=== Material provided ===

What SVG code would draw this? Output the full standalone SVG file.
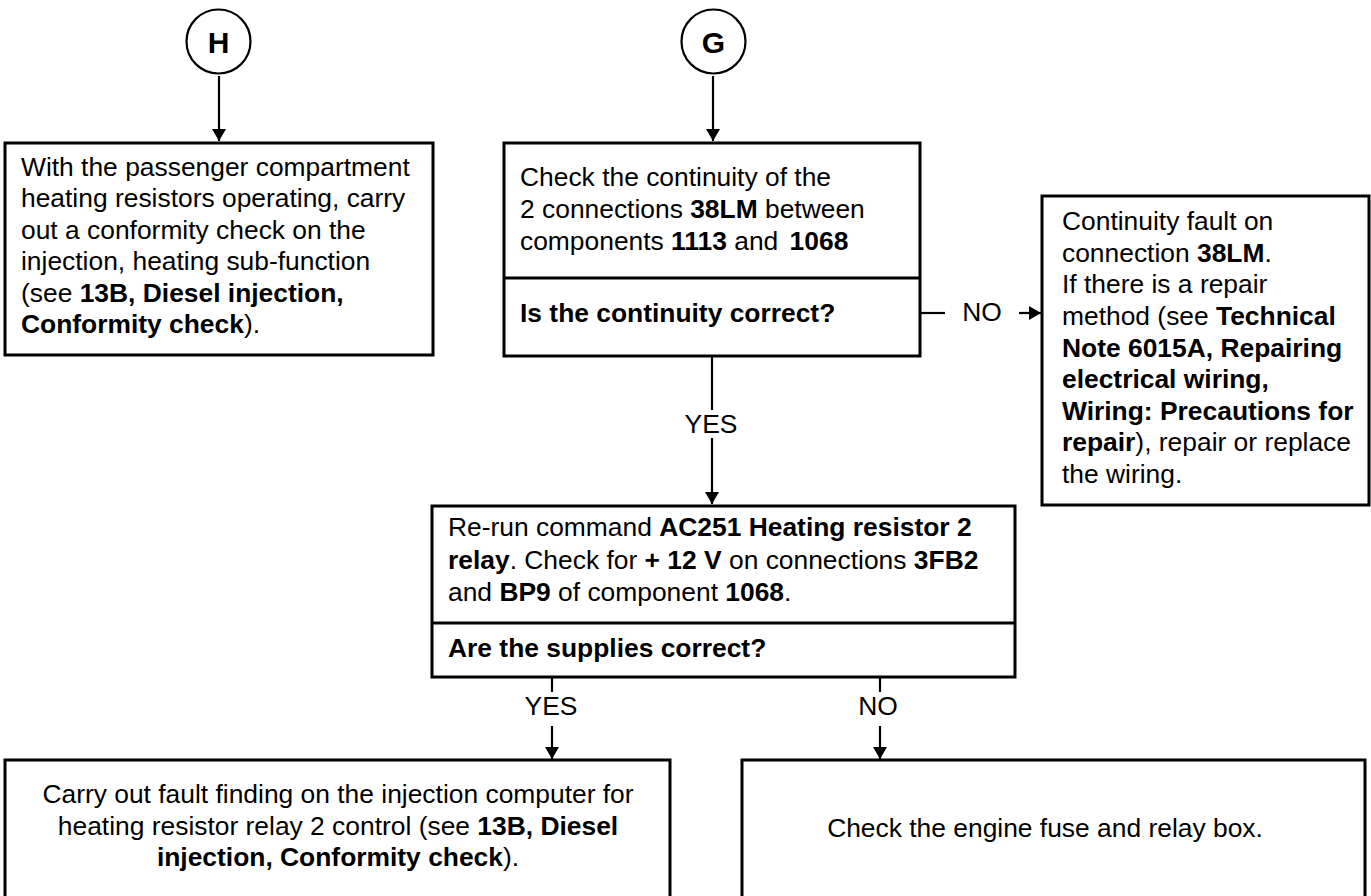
<svg xmlns="http://www.w3.org/2000/svg" width="1371" height="896" viewBox="0 0 1371 896">
<style>
text{font-family:"Liberation Sans",Arial,sans-serif;font-size:26.4px;fill:#000}
.b{font-weight:bold}
.box{fill:#fff;stroke:#000;stroke-width:3}
.sep{stroke:#000;stroke-width:3}
.circ{fill:#fff;stroke:#000;stroke-width:2.2}
.ltr{font-size:30px;font-weight:bold;text-anchor:middle}
.con{stroke:#000;stroke-width:2.2;fill:none}
.lbl{text-anchor:middle}
.mid{text-anchor:middle}
</style>
<defs>
<marker id="ah" markerUnits="userSpaceOnUse" markerWidth="14" markerHeight="14" refX="12" refY="7" orient="auto">
<path d="M0,0 L12,7 L0,14 z" fill="#000"/>
</marker>
</defs>
<rect width="1371" height="896" fill="#fff"/>

<g id="conn">
<line class="con" x1="219" y1="76" x2="219" y2="141" marker-end="url(#ah)"/>
<line class="con" x1="713" y1="76" x2="713" y2="141" marker-end="url(#ah)"/>
<line class="con" x1="920" y1="313" x2="945" y2="313"/>
<text class="lbl" x="982" y="321">NO</text>
<line class="con" x1="1019" y1="313" x2="1041" y2="313" marker-end="url(#ah)"/>
<line class="con" x1="712" y1="356" x2="712" y2="410"/>
<text class="lbl" x="711" y="433">YES</text>
<line class="con" x1="712" y1="438" x2="712" y2="504" marker-end="url(#ah)"/>
<line class="con" x1="552" y1="677" x2="552" y2="692"/>
<text class="lbl" x="551" y="715">YES</text>
<line class="con" x1="552" y1="726" x2="552" y2="759" marker-end="url(#ah)"/>
<line class="con" x1="880" y1="677" x2="880" y2="692"/>
<text class="lbl" x="878" y="715">NO</text>
<line class="con" x1="880" y1="726" x2="880" y2="759" marker-end="url(#ah)"/>
</g>

<g id="nodeH">
<circle class="circ" cx="218.5" cy="41.5" r="32"/>
<text class="ltr" x="218.5" y="53">H</text>
</g>

<g id="nodeG">
<circle class="circ" cx="713.5" cy="41.5" r="32"/>
<text class="ltr" x="713.5" y="53">G</text>
</g>

<g id="boxH">
<rect class="box" x="5" y="143" width="428" height="212"/>
<text x="21" y="175.5">With the passenger compartment</text>
<text x="21" y="207">heating resistors operating, carry</text>
<text x="21" y="238.5">out a conformity check on the</text>
<text x="21" y="270">injection, heating sub-function</text>
<text x="21" y="301.5">(see <tspan class="b">13B, Diesel injection,</tspan></text>
<text x="21" y="333"><tspan class="b">Conformity check</tspan>).</text>
</g>

<g id="boxG">
<rect class="box" x="504" y="143" width="416" height="213"/>
<line class="sep" x1="504" y1="278" x2="920" y2="278"/>
<text x="520" y="185.5">Check the continuity of the</text>
<text x="520" y="218">2 connections <tspan class="b">38LM</tspan> between</text>
<text x="520" y="250">components <tspan class="b">1113</tspan> and <tspan class="b" dx="4">1068</tspan></text>
<text class="b" x="520" y="321.5">Is the continuity correct?</text>
</g>

<g id="boxFault">
<rect class="box" x="1042" y="196" width="327" height="309"/>
<text x="1062" y="230">Continuity fault on</text>
<text x="1062" y="261.7">connection <tspan class="b">38LM</tspan>.</text>
<text x="1062" y="293.3">If there is a repair</text>
<text x="1062" y="325">method (see <tspan class="b">Technical</tspan></text>
<text class="b" x="1062" y="356.7">Note 6015A, Repairing</text>
<text class="b" x="1062" y="388.3">electrical wiring,</text>
<text class="b" x="1062" y="419.5">Wiring: Precautions for</text>
<text x="1062" y="451"><tspan class="b">repair</tspan>), repair or replace</text>
<text x="1062" y="482.5">the wiring.</text>
</g>

<g id="boxRerun">
<rect class="box" x="432" y="506" width="583" height="171"/>
<line class="sep" x1="432" y1="623" x2="1015" y2="623"/>
<text x="448" y="536">Re-run command <tspan class="b">AC251 Heating resistor 2</tspan></text>
<text x="448" y="568.5"><tspan class="b">relay</tspan>. Check for <tspan class="b">+ 12 V</tspan> on connections <tspan class="b">3FB2</tspan></text>
<text x="448" y="601"><tspan>and </tspan><tspan class="b">BP9</tspan> of component <tspan class="b">1068</tspan>.</text>
<text class="b" x="448" y="656.5">Are the supplies correct?</text>
</g>

<g id="boxComputer">
<rect class="box" x="5" y="760" width="665" height="140"/>
<text class="mid" x="338" y="803.3">Carry out fault finding on the injection computer for</text>
<text class="mid" x="338" y="834.5">heating resistor relay 2 control (see <tspan class="b">13B, Diesel</tspan></text>
<text class="mid" x="338" y="866"><tspan class="b">injection, Conformity check</tspan>).</text>
</g>

<g id="boxFuse">
<rect class="box" x="742" y="760" width="623" height="140"/>
<text class="mid" x="1045" y="836.5">Check the engine fuse and relay box.</text>
</g>
</svg>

===

Leave out the pictures and output the rest of the material exactly as written.

What SVG code would draw this? Output the full standalone SVG file.
<svg xmlns="http://www.w3.org/2000/svg" width="1371" height="896" viewBox="0 0 1371 896">
<style>
text{font-family:"Liberation Sans",Arial,sans-serif;font-size:26.4px;fill:#000}
.b{font-weight:bold}
.box{fill:#fff;stroke:#000;stroke-width:3}
.sep{stroke:#000;stroke-width:3}
.circ{fill:#fff;stroke:#000;stroke-width:2.2}
.ltr{font-size:30px;font-weight:bold;text-anchor:middle}
.con{stroke:#000;stroke-width:2.2;fill:none}
.lbl{text-anchor:middle}
.mid{text-anchor:middle}
</style>
<defs>
<marker id="ah" markerUnits="userSpaceOnUse" markerWidth="14" markerHeight="14" refX="12" refY="7" orient="auto">
<path d="M0,0 L12,7 L0,14 z" fill="#000"/>
</marker>
</defs>
<rect width="1371" height="896" fill="#fff"/>

<g id="conn">
<line class="con" x1="219" y1="76" x2="219" y2="141" marker-end="url(#ah)"/>
<line class="con" x1="713" y1="76" x2="713" y2="141" marker-end="url(#ah)"/>
<line class="con" x1="920" y1="313" x2="945" y2="313"/>
<text class="lbl" x="982" y="321">NO</text>
<line class="con" x1="1019" y1="313" x2="1041" y2="313" marker-end="url(#ah)"/>
<line class="con" x1="712" y1="356" x2="712" y2="410"/>
<text class="lbl" x="711" y="433">YES</text>
<line class="con" x1="712" y1="438" x2="712" y2="504" marker-end="url(#ah)"/>
<line class="con" x1="552" y1="677" x2="552" y2="692"/>
<text class="lbl" x="551" y="715">YES</text>
<line class="con" x1="552" y1="726" x2="552" y2="759" marker-end="url(#ah)"/>
<line class="con" x1="880" y1="677" x2="880" y2="692"/>
<text class="lbl" x="878" y="715">NO</text>
<line class="con" x1="880" y1="726" x2="880" y2="759" marker-end="url(#ah)"/>
</g>

<g id="nodeH">
<circle class="circ" cx="218.5" cy="41.5" r="32"/>
<text class="ltr" x="218.5" y="53">H</text>
</g>

<g id="nodeG">
<circle class="circ" cx="713.5" cy="41.5" r="32"/>
<text class="ltr" x="713.5" y="53">G</text>
</g>

<g id="boxH">
<rect class="box" x="5" y="143" width="428" height="212"/>
<text x="21" y="175.5">With the passenger compartment</text>
<text x="21" y="207">heating resistors operating, carry</text>
<text x="21" y="238.5">out a conformity check on the</text>
<text x="21" y="270">injection, heating sub-function</text>
<text x="21" y="301.5">(see <tspan class="b">13B, Diesel injection,</tspan></text>
<text x="21" y="333"><tspan class="b">Conformity check</tspan>).</text>
</g>

<g id="boxG">
<rect class="box" x="504" y="143" width="416" height="213"/>
<line class="sep" x1="504" y1="278" x2="920" y2="278"/>
<text x="520" y="185.5">Check the continuity of the</text>
<text x="520" y="218">2 connections <tspan class="b">38LM</tspan> between</text>
<text x="520" y="250">components <tspan class="b">1113</tspan> and <tspan class="b" dx="4">1068</tspan></text>
<text class="b" x="520" y="321.5">Is the continuity correct?</text>
</g>

<g id="boxFault">
<rect class="box" x="1042" y="196" width="327" height="309"/>
<text x="1062" y="230">Continuity fault on</text>
<text x="1062" y="261.7">connection <tspan class="b">38LM</tspan>.</text>
<text x="1062" y="293.3">If there is a repair</text>
<text x="1062" y="325">method (see <tspan class="b">Technical</tspan></text>
<text class="b" x="1062" y="356.7">Note 6015A, Repairing</text>
<text class="b" x="1062" y="388.3">electrical wiring,</text>
<text class="b" x="1062" y="419.5">Wiring: Precautions for</text>
<text x="1062" y="451"><tspan class="b">repair</tspan>), repair or replace</text>
<text x="1062" y="482.5">the wiring.</text>
</g>

<g id="boxRerun">
<rect class="box" x="432" y="506" width="583" height="171"/>
<line class="sep" x1="432" y1="623" x2="1015" y2="623"/>
<text x="448" y="536">Re-run command <tspan class="b">AC251 Heating resistor 2</tspan></text>
<text x="448" y="568.5"><tspan class="b">relay</tspan>. Check for <tspan class="b">+ 12 V</tspan> on connections <tspan class="b">3FB2</tspan></text>
<text x="448" y="601"><tspan>and </tspan><tspan class="b">BP9</tspan> of component <tspan class="b">1068</tspan>.</text>
<text class="b" x="448" y="656.5">Are the supplies correct?</text>
</g>

<g id="boxComputer">
<rect class="box" x="5" y="760" width="665" height="140"/>
<text class="mid" x="338" y="803.3">Carry out fault finding on the injection computer for</text>
<text class="mid" x="338" y="834.5">heating resistor relay 2 control (see <tspan class="b">13B, Diesel</tspan></text>
<text class="mid" x="338" y="866"><tspan class="b">injection, Conformity check</tspan>).</text>
</g>

<g id="boxFuse">
<rect class="box" x="742" y="760" width="623" height="140"/>
<text class="mid" x="1045" y="836.5">Check the engine fuse and relay box.</text>
</g>
</svg>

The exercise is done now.